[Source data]
════════════════════
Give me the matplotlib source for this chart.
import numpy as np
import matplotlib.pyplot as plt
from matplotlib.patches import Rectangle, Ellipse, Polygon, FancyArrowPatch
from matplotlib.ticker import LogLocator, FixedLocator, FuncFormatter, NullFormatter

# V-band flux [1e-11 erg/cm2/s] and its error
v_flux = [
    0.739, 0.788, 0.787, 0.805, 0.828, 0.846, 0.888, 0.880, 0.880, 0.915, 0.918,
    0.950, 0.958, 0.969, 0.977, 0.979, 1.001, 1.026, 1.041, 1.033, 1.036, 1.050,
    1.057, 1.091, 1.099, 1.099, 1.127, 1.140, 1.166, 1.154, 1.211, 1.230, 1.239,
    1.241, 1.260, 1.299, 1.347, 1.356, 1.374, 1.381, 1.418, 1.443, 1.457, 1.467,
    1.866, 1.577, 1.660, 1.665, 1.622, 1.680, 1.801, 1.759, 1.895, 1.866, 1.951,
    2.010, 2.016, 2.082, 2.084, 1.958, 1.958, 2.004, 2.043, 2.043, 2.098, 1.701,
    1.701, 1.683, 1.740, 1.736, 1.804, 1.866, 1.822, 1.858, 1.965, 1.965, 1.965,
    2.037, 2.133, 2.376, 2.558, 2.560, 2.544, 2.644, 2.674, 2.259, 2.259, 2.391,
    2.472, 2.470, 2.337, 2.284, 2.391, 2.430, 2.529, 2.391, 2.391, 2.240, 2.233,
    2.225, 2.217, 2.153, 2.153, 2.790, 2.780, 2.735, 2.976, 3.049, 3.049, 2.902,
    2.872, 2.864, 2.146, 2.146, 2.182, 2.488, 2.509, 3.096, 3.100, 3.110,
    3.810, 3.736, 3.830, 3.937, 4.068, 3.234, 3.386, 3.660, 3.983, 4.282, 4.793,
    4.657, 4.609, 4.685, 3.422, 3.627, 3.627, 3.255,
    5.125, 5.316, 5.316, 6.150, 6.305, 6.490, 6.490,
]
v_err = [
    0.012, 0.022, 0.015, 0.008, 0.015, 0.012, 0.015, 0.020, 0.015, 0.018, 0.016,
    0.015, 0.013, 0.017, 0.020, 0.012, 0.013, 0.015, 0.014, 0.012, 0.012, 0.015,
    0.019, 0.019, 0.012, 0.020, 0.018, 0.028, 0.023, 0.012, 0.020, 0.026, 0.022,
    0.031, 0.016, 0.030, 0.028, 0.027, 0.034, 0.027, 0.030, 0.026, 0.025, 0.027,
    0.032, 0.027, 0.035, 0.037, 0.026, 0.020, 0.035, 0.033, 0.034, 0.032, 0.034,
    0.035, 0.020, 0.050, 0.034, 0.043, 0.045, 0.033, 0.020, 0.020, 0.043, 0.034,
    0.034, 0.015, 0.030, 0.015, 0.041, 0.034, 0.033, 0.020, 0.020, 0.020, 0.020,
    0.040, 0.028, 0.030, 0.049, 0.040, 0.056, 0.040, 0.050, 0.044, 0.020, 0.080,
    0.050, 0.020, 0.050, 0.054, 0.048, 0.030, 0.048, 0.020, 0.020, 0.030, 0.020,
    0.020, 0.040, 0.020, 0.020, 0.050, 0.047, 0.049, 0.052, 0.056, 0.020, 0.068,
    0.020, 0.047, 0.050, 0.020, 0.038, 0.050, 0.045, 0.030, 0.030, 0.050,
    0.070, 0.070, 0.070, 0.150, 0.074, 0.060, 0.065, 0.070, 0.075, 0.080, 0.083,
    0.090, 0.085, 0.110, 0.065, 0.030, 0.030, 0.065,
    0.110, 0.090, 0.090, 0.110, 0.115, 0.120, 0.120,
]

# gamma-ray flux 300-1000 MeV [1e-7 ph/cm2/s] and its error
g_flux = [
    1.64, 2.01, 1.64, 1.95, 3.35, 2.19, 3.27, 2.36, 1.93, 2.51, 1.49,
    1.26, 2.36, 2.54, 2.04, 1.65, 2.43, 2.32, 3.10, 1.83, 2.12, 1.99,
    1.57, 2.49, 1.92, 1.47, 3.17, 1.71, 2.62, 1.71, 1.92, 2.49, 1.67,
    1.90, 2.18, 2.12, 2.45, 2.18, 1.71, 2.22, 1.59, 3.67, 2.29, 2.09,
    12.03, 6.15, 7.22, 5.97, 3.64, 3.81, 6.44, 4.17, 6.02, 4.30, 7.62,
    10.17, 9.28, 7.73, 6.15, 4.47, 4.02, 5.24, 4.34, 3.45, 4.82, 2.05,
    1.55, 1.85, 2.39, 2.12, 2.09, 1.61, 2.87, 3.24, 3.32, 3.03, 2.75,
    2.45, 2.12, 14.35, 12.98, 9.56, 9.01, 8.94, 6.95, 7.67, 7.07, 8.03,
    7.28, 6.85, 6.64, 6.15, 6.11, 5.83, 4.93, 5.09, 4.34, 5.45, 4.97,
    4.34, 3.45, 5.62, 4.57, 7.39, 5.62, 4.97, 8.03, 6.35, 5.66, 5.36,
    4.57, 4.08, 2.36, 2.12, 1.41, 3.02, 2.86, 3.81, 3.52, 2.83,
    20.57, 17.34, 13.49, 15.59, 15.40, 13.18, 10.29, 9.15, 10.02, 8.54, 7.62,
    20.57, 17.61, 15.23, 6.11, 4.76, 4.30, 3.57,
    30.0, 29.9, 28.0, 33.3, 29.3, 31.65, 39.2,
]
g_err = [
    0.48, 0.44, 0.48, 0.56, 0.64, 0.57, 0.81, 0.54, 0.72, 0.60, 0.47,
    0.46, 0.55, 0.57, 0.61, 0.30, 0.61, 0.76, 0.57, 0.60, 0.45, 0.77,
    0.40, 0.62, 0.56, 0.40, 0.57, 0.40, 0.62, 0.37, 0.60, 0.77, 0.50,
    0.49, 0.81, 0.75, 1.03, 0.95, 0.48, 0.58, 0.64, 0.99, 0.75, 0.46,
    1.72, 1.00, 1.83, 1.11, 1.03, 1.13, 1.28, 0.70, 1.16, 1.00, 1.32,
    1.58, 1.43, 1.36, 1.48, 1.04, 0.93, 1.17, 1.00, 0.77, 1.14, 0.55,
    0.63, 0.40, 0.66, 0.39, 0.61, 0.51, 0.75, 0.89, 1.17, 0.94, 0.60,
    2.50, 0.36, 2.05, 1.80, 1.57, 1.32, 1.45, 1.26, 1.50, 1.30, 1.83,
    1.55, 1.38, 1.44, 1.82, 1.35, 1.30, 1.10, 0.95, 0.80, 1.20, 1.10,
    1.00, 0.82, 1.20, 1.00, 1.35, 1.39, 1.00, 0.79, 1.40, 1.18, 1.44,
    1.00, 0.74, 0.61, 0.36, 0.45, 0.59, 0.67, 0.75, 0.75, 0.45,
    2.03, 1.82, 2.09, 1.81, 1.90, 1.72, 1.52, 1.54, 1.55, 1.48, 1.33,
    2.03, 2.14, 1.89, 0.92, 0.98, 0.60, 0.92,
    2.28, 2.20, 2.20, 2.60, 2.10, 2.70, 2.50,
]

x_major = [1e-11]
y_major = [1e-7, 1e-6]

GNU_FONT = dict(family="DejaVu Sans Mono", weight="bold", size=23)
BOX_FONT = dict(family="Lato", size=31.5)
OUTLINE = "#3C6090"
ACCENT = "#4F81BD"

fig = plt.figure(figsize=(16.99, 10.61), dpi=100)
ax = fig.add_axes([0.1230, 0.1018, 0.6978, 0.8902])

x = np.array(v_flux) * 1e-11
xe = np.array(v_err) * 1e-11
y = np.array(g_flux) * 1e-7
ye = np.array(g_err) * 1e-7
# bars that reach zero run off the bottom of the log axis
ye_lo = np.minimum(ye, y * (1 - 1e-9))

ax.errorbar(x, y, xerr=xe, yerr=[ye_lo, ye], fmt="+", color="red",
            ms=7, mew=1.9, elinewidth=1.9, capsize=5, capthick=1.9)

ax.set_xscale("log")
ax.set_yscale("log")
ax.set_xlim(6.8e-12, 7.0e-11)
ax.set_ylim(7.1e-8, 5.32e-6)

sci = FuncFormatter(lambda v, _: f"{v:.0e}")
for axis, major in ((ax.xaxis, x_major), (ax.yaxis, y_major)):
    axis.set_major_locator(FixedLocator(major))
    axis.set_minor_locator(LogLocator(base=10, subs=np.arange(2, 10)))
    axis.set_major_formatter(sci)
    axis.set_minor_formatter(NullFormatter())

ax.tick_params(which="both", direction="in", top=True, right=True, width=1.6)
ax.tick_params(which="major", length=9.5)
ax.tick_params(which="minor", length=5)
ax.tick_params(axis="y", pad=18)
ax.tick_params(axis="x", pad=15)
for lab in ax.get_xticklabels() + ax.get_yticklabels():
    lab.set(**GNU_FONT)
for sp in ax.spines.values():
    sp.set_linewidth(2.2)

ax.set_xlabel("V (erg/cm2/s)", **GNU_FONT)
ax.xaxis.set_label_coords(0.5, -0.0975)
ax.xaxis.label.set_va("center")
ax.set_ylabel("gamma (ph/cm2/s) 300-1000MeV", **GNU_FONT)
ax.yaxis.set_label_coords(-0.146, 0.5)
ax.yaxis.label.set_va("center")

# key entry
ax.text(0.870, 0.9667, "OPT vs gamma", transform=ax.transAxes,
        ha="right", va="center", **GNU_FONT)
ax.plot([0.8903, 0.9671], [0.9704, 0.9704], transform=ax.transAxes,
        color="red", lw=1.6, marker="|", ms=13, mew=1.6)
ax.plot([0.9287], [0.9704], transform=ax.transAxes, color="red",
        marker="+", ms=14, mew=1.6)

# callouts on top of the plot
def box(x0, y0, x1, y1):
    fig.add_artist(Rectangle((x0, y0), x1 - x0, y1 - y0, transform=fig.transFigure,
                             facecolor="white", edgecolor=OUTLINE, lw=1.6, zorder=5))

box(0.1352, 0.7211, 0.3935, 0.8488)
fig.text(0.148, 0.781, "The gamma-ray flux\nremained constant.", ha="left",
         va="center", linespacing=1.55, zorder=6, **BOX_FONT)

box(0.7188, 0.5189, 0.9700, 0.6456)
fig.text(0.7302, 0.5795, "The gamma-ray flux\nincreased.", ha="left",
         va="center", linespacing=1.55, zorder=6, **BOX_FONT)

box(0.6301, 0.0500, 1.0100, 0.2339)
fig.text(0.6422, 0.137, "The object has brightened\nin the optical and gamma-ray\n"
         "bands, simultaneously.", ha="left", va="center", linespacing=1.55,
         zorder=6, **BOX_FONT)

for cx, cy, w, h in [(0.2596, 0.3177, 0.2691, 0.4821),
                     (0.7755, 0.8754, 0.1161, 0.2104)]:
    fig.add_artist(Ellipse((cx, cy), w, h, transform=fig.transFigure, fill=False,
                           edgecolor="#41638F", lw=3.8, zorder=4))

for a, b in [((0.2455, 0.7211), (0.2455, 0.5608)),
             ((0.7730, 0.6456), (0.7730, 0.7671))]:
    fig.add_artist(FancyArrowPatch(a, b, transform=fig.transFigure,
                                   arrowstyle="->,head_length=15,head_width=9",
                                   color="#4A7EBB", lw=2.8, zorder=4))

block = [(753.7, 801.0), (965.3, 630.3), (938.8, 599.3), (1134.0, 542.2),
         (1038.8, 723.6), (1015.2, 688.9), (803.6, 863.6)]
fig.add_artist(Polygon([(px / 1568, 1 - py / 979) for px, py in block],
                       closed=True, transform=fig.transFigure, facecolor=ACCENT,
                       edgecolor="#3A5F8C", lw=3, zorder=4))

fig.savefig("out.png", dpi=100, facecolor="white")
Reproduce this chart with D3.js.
════════════════════
Starting at the first line of the entries above, please extract each line up to and including the line with "from matplotlib.ticker import", unchanged, and add nothing.

Give me the matplotlib source for this chart.
import numpy as np
import matplotlib.pyplot as plt
from matplotlib.patches import Rectangle, Ellipse, Polygon, FancyArrowPatch
from matplotlib.ticker import LogLocator, FixedLocator, FuncFormatter, NullFormatter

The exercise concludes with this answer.